Adjustments at the station have been underway since Kyle Heimann announced he was taking a leave of absence this summer to pursue a potential ministry for Catholic Creatives. Instead of “The Kyle Heimann Show” in the mornings, “The Daily Refill,” produced by Andrea Serrani, has been broadcast in that time slot.
“The Daily Refill” is a mix of local interest pieces blended with programs that target a broader audience, such as “The Messy Family Project,” with Mike and Alicia Hernon, covering topics on family life; and “Ask Christopher West,” which focuses on Theology of the Body questions.
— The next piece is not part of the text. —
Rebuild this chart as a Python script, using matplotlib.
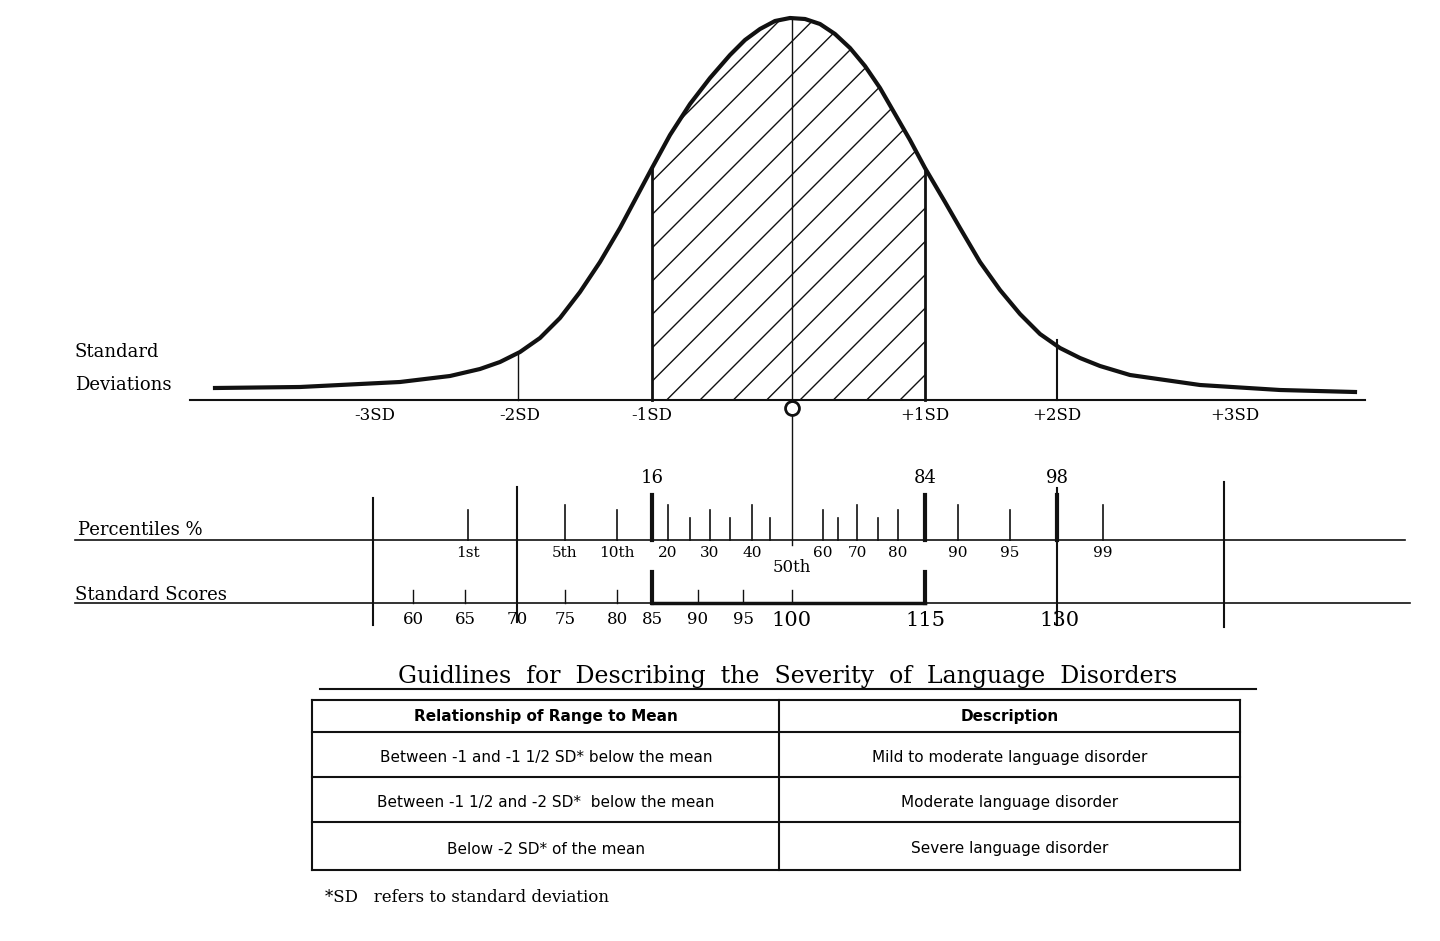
import numpy as np
import matplotlib.pyplot as plt

# curve points (pixel x, pixel y)
curve_x = [215, 300, 400, 450, 480, 500, 520, 540, 560, 580, 600, 620, 636, 652, 670, 690,
           710, 730, 745, 760, 775, 790, 805, 820, 835, 850, 865, 880, 895, 910, 925,
           945, 960, 980, 1000, 1020, 1040, 1060, 1080, 1100, 1130, 1200, 1280, 1355]
curve_y = [388, 387, 382, 376, 369, 362, 352, 338, 318, 292, 262, 228, 198, 168, 135, 104,
           78, 55, 40, 29, 21, 18, 19, 24, 34, 48, 66, 88, 114, 140, 168,
           202, 228, 262, 290, 314, 334, 348, 358, 366, 375, 385, 390, 392]

sd_labels = ["-3SD", "-2SD", "-1SD", "+1SD", "+2SD", "+3SD"]
sd_x = [375, 520, 652, 925, 1057, 1235]

pct_labels = ["1st", "5th", "10th", "20", "30", "40", "60", "70", "80", "90", "95", "99"]
pct_x = [468, 565, 617, 668, 710, 752, 823, 857, 898, 958, 1010, 1103]
pct_minor_x = [690, 730, 770, 838, 878]
pct_major = ["16", "84", "98"]
pct_major_x = [652, 925, 1057]

score_labels = ["60", "65", "70", "75", "80", "85", "90", "95", "100", "115", "130"]
score_x = [413, 465, 517, 565, 617, 652, 698, 743, 792, 925, 1060]

table_rows = [
    ["Relationship of Range to Mean", "Description"],
    ["Between -1 and -1 1/2 SD* below the mean", "Mild to moderate language disorder"],
    ["Between -1 1/2 and -2 SD*  below the mean", "Moderate language disorder"],
    ["Below -2 SD* of the mean", "Severe language disorder"],
]

plt.rcParams["hatch.linewidth"] = 1.0
fig = plt.figure(figsize=(14.4, 9.41), dpi=100)
ax = fig.add_axes([0, 0, 1, 1])
ax.set_xlim(0, 1440)
ax.set_ylim(941, 0)
ax.axis("off")
k = "#111111"
serif = "DejaVu Serif"

# curve
ax.plot(curve_x, curve_y, color=k, lw=3, solid_joinstyle="round")
xs = np.linspace(652, 925, 200)
ax.fill_between(xs, np.interp(xs, curve_x, curve_y), 400, facecolor="none",
                edgecolor=k, hatch="/", lw=0)
ax.plot([652, 652], [168, 400], color=k, lw=2)
ax.plot([925, 925], [168, 400], color=k, lw=2)
ax.plot([792, 792], [18, 545], color=k, lw=1)
ax.plot([518, 518], [352, 400], color=k, lw=1)
ax.plot([1057, 1057], [340, 400], color=k, lw=1.5)
ax.plot([190, 1365], [400, 400], color=k, lw=1.5)
ax.text(75, 352, "Standard", fontsize=13, family=serif, va="center")
ax.text(75, 385, "Deviations", fontsize=13, family=serif, va="center")
for lab, x in zip(sd_labels, sd_x):
    ax.text(x, 416, lab, fontsize=12, family=serif, ha="center", va="center")
ax.plot(792, 408, "o", mfc="white", mec=k, ms=10, mew=2)

# percentiles
ax.plot([75, 1405], [540, 540], color=k, lw=1.2)
ax.text(78, 530, "Percentiles %", fontsize=13, family=serif, va="center")
for x, top, bot in [(373, 498, 625), (517, 487, 622), (1224, 482, 627), (1057, 488, 625)]:
    ax.plot([x, x], [top, bot], color=k, lw=1.5)
for lab, x in zip(pct_major, pct_major_x):
    ax.plot([x, x], [495, 540], color=k, lw=3)
    ax.text(x, 478, lab, fontsize=13, family=serif, ha="center", va="center")
for i, (lab, x) in enumerate(zip(pct_labels, pct_x)):
    ax.plot([x, x], [510 - 5 * (i % 2), 540], color=k, lw=1.2)
    ax.text(x, 553, lab, fontsize=11, family=serif, ha="center", va="center")
for x in pct_minor_x:
    ax.plot([x, x], [518, 540], color=k, lw=1.2)
ax.text(792, 568, "50th", fontsize=12, family=serif, ha="center", va="center")

# standard scores
ax.plot([75, 1410], [603, 603], color=k, lw=1.2)
ax.plot([652, 925], [603, 603], color=k, lw=2.5)
ax.text(75, 595, "Standard Scores", fontsize=13, family=serif, va="center")
for x in [652, 925]:
    ax.plot([x, x], [572, 603], color=k, lw=3)
for lab, x in zip(score_labels, score_x):
    if x not in (517, 652, 925, 1060):
        ax.plot([x, x], [590, 603], color=k, lw=1)
    big = lab in ("100", "115", "130")
    ax.text(x, 620, lab, fontsize=15 if big else 12, family=serif,
            ha="center", va="center")

# title and table
ax.text(788, 676, "Guidlines  for  Describing  the  Severity  of  Language  Disorders",
        fontsize=17, family=serif, ha="center", va="center")
ax.plot([320, 1256], [689, 689], color=k, lw=1.5)
row_y = [700, 732, 777, 822, 870]
for y in row_y:
    ax.plot([312, 1240], [y, y], color=k, lw=1.5)
for x in [312, 779, 1240]:
    ax.plot([x, x], [700, 870], color=k, lw=1.5)
for i, row in enumerate(table_rows):
    yc = (row_y[i] + row_y[i + 1]) / 2 + (3 if i else 0)
    ax.text(546, yc, row[0], fontsize=11, ha="center", va="center",
            weight="bold" if i == 0 else "normal")
    ax.text(1010, yc, row[1], fontsize=11, ha="center", va="center",
            weight="bold" if i == 0 else "normal")
ax.text(325, 897, "*SD   refers to standard deviation", fontsize=12,
        family=serif, va="center")

fig.savefig("out.png")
Serrani links common topics, keeping the day’s theme relevant to the time of year or current events to create an hour-long show. After an episode airs, she posts it to the Redeemer Radio website each day for those who want to go back and listen on their own time.
“That’s kind of a sample prototype of what’s to come in some of the other podcast blocks,” Black noted.
As for the question of Heimann’s return, Black was pleased to report that he is still a part of the Redeemer Radio ministry and currently produces seven podcasts a week.
In the future, Black hopes to see Redeemer Radio become a source for relevant, well-produced and, most importantly, faithful Catholic content even beyond the Diocese of Fort Wayne-South Bend.
“Redeemer Radio is expanding. God is calling us to try some different things with the radio towers, and we have a really engaged Catholic audience that give us feedback so we want to be able to test some of these shows and see what people want more of. But we also see ourselves growing.”
She expects the station’s own growth to encourage the spiritual growth of both Catholics and non-Catholics alike, helping them to “recognize that longing; that God-shaped hole in our hearts, which can only be filled through Him.”
“We want to bring to the radio stories of that self-reciprocal love that we all long for, in hopes that we all grow closer to Christ.”